Prompt:
From the entries below, print exactly the span beginning with the line holding "Reproduce this chart with matplotlib." and ending with the line holding "from matplotlib.ticker import", endpoints included, and skip any pictures.

Records for this exercise:
=====

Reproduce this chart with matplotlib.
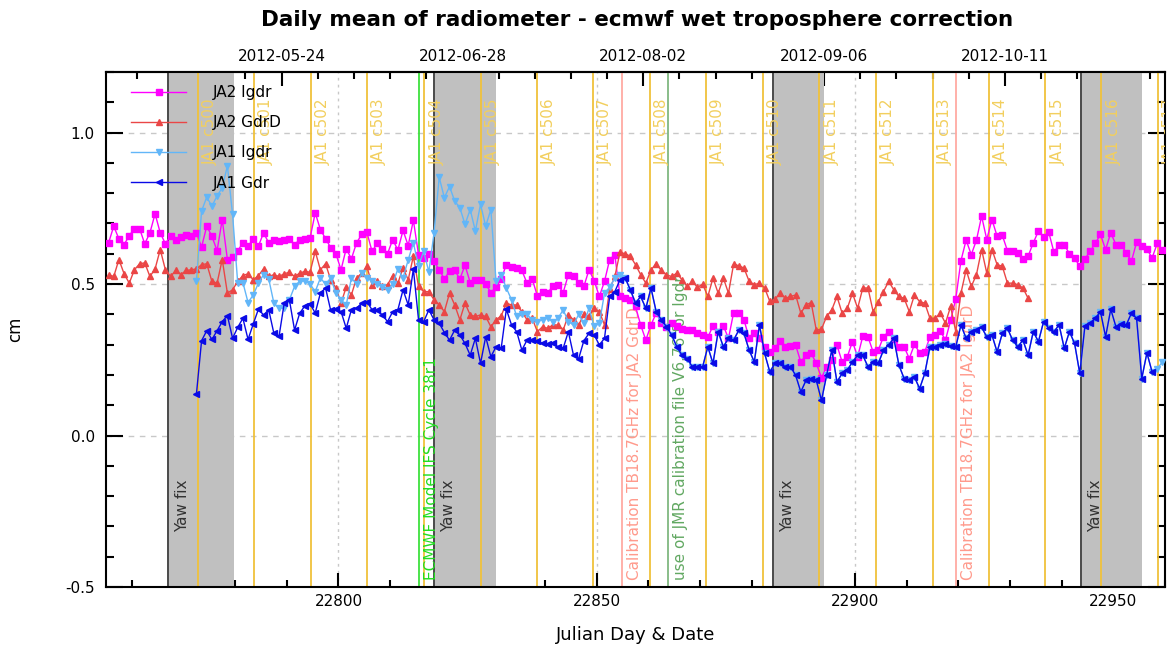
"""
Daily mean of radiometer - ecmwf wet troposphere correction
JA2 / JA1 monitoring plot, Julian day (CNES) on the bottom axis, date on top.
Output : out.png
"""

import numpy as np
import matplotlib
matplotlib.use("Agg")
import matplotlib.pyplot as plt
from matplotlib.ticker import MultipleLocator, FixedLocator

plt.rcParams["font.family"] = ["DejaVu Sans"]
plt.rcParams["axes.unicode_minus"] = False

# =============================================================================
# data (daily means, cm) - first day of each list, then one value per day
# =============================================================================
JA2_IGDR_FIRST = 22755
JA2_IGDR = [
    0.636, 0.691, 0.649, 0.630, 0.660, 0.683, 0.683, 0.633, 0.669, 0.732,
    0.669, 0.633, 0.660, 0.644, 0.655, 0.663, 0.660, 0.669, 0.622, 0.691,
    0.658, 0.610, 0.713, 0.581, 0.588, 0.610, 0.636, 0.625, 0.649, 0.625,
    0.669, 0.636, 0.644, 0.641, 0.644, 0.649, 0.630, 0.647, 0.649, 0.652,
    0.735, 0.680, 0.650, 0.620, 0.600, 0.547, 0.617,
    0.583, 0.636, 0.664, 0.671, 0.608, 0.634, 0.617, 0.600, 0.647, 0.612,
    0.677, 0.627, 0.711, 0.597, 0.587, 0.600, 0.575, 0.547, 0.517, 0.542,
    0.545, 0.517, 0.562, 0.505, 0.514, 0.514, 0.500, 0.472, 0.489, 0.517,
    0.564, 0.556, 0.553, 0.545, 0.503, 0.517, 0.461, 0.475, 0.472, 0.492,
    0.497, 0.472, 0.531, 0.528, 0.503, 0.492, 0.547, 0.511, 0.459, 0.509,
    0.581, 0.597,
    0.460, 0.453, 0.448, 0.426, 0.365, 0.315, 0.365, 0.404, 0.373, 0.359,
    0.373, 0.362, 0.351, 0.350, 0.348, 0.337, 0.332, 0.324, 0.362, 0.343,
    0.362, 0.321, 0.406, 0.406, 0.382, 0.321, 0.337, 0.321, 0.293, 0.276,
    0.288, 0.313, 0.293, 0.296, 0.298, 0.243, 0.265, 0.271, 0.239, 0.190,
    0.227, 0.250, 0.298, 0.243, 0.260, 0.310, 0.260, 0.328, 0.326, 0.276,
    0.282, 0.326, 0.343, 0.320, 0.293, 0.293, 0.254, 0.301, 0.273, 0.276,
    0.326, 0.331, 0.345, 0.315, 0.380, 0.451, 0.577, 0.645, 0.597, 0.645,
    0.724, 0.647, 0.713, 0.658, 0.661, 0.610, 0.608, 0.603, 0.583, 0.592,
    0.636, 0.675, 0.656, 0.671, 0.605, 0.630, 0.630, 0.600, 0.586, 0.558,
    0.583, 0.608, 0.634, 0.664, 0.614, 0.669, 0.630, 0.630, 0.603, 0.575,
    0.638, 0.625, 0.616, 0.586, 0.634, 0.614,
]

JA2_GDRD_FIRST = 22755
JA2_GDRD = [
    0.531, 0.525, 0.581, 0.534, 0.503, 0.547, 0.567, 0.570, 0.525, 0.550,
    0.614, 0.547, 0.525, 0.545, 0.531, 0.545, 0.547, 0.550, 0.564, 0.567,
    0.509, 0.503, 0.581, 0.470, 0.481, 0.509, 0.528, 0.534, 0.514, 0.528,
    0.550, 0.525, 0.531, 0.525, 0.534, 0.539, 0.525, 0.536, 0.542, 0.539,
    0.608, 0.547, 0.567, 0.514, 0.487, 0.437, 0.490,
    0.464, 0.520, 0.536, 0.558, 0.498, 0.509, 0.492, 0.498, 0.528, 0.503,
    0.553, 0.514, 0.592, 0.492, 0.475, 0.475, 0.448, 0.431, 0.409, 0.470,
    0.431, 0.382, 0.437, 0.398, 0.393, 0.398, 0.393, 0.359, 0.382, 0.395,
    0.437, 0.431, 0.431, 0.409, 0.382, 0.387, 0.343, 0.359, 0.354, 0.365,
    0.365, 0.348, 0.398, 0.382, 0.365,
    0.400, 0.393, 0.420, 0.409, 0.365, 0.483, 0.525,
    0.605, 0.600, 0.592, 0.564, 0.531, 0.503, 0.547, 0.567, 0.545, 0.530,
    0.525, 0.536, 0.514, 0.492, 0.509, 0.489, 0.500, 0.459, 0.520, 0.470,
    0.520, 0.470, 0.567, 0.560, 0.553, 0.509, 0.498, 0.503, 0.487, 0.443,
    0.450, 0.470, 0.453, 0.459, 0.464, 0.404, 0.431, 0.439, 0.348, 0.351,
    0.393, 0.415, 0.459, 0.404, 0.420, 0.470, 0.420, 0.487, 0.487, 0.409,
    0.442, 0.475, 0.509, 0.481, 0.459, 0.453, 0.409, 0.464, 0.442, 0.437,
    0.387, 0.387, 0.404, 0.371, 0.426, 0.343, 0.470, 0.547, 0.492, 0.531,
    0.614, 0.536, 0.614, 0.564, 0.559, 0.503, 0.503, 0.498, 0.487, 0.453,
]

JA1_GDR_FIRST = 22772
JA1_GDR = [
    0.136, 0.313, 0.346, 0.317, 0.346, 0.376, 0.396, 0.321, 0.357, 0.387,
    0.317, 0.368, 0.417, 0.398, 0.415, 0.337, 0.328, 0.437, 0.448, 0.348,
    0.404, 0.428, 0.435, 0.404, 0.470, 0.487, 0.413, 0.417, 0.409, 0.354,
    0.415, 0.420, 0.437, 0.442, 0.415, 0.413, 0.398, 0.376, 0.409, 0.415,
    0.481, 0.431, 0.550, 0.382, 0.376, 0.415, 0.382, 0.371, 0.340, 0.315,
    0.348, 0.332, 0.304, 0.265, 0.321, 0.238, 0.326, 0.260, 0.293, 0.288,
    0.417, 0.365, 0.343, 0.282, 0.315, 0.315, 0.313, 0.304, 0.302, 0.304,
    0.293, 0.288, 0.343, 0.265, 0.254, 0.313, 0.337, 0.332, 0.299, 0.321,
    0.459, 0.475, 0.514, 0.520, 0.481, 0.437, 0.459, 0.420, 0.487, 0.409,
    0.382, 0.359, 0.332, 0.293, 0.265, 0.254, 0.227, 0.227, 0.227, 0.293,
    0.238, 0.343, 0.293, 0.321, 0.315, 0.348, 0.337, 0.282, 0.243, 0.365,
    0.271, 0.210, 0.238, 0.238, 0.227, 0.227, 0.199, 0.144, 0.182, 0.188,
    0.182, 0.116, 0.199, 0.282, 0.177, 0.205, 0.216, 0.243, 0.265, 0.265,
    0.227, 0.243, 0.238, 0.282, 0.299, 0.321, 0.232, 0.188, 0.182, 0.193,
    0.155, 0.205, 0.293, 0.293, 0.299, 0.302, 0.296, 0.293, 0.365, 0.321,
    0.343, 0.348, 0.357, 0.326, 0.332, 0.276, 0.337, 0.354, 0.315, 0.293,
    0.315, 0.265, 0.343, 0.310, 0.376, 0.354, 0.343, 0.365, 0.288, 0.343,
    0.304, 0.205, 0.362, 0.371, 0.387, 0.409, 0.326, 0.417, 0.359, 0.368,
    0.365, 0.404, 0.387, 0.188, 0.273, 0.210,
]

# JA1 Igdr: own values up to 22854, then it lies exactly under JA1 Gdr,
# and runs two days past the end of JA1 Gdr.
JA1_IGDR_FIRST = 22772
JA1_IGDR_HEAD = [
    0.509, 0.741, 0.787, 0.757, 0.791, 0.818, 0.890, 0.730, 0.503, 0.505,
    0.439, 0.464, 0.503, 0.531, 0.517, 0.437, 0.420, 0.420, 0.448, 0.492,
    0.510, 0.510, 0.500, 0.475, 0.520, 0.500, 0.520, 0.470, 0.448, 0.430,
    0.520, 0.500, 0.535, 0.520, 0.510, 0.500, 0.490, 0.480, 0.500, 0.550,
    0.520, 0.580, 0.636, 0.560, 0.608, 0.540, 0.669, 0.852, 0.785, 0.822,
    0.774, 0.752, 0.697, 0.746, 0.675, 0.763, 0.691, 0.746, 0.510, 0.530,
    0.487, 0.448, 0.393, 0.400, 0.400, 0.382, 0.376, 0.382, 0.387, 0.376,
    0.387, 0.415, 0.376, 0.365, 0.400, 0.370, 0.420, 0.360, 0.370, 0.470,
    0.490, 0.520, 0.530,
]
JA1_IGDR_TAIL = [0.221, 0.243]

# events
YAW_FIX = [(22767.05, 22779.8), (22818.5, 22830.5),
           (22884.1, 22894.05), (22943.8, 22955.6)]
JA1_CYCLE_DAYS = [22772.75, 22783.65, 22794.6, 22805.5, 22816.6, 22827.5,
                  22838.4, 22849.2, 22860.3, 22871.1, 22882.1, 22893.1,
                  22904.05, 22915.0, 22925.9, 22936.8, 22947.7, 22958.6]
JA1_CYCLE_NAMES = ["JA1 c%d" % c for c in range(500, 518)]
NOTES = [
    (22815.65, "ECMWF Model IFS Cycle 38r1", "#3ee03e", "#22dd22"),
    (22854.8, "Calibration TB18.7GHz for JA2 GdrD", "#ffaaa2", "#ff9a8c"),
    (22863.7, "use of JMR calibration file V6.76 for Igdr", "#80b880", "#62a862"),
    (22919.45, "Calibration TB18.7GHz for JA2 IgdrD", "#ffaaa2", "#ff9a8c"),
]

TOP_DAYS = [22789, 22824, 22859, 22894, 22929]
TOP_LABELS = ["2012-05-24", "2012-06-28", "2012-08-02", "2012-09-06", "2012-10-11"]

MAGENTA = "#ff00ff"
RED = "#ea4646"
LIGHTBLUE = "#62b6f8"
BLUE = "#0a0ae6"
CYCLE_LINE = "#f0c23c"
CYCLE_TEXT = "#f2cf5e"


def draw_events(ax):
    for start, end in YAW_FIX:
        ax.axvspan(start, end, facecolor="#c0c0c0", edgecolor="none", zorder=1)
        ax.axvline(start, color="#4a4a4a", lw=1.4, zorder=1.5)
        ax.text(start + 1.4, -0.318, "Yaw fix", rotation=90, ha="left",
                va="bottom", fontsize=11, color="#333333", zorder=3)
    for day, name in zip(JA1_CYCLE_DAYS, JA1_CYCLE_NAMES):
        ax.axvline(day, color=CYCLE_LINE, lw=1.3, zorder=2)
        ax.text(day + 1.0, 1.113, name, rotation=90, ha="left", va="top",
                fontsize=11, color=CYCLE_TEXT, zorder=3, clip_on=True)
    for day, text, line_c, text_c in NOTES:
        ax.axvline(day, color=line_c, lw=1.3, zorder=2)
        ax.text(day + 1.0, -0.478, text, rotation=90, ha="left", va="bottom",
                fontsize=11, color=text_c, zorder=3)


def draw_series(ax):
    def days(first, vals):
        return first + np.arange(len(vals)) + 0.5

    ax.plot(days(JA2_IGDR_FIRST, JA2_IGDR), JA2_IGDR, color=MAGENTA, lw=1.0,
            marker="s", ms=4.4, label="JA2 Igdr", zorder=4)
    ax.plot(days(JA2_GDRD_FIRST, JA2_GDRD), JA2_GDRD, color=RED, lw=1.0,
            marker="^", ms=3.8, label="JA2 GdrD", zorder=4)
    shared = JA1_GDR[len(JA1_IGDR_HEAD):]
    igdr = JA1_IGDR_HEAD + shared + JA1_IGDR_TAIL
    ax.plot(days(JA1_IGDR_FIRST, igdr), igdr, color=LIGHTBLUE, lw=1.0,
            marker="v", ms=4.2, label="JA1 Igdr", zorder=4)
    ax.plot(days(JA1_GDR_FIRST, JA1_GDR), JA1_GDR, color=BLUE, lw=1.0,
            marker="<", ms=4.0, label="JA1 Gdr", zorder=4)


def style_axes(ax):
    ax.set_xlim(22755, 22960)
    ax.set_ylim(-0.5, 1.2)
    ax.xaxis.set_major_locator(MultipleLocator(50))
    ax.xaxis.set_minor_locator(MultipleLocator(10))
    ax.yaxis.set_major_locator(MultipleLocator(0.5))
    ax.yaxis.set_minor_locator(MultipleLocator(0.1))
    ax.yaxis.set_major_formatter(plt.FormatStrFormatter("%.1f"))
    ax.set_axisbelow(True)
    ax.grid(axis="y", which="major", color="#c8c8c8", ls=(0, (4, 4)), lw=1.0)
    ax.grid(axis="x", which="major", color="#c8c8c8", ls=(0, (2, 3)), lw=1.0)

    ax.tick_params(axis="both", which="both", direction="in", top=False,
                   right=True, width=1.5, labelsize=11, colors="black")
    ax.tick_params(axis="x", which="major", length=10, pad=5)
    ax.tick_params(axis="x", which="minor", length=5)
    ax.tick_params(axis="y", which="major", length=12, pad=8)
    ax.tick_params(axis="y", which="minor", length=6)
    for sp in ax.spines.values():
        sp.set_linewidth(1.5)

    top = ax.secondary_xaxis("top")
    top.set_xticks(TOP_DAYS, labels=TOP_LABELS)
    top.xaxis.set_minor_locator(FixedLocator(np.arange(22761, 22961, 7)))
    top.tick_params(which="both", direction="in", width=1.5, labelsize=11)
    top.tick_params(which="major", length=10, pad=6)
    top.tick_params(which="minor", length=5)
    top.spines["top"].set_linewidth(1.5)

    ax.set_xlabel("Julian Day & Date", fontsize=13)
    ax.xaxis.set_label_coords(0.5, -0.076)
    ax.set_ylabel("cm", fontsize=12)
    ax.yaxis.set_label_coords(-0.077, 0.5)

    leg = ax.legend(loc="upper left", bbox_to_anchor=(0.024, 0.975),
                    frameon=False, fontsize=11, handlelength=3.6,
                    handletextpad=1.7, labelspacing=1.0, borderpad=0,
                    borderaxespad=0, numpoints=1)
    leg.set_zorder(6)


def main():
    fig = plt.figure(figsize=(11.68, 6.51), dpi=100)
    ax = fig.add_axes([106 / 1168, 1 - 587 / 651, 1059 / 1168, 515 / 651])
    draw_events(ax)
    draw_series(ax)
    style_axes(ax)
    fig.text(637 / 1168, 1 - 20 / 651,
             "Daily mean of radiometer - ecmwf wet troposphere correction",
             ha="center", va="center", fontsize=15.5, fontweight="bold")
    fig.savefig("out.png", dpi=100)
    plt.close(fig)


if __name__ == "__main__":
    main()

=====

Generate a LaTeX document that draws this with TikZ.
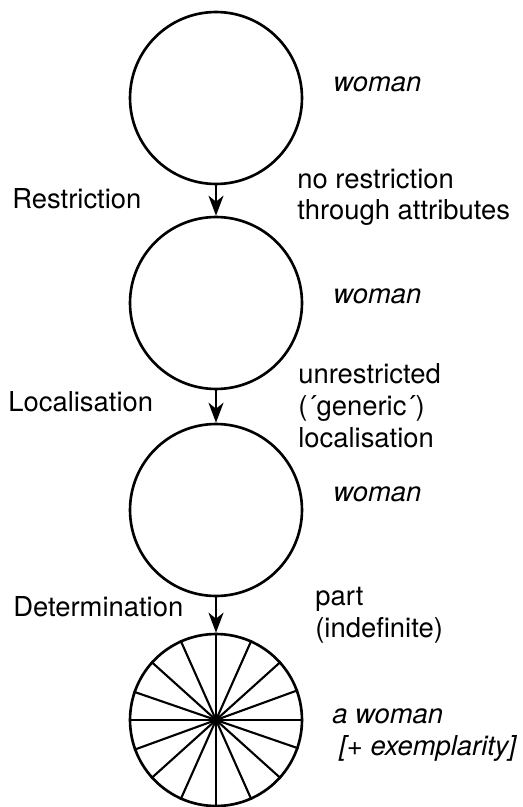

=====

Full response:
Reproduce this chart with matplotlib.
"""
Daily mean of radiometer - ecmwf wet troposphere correction
JA2 / JA1 monitoring plot, Julian day (CNES) on the bottom axis, date on top.
Output : out.png
"""

import numpy as np
import matplotlib
matplotlib.use("Agg")
import matplotlib.pyplot as plt
from matplotlib.ticker import MultipleLocator, FixedLocator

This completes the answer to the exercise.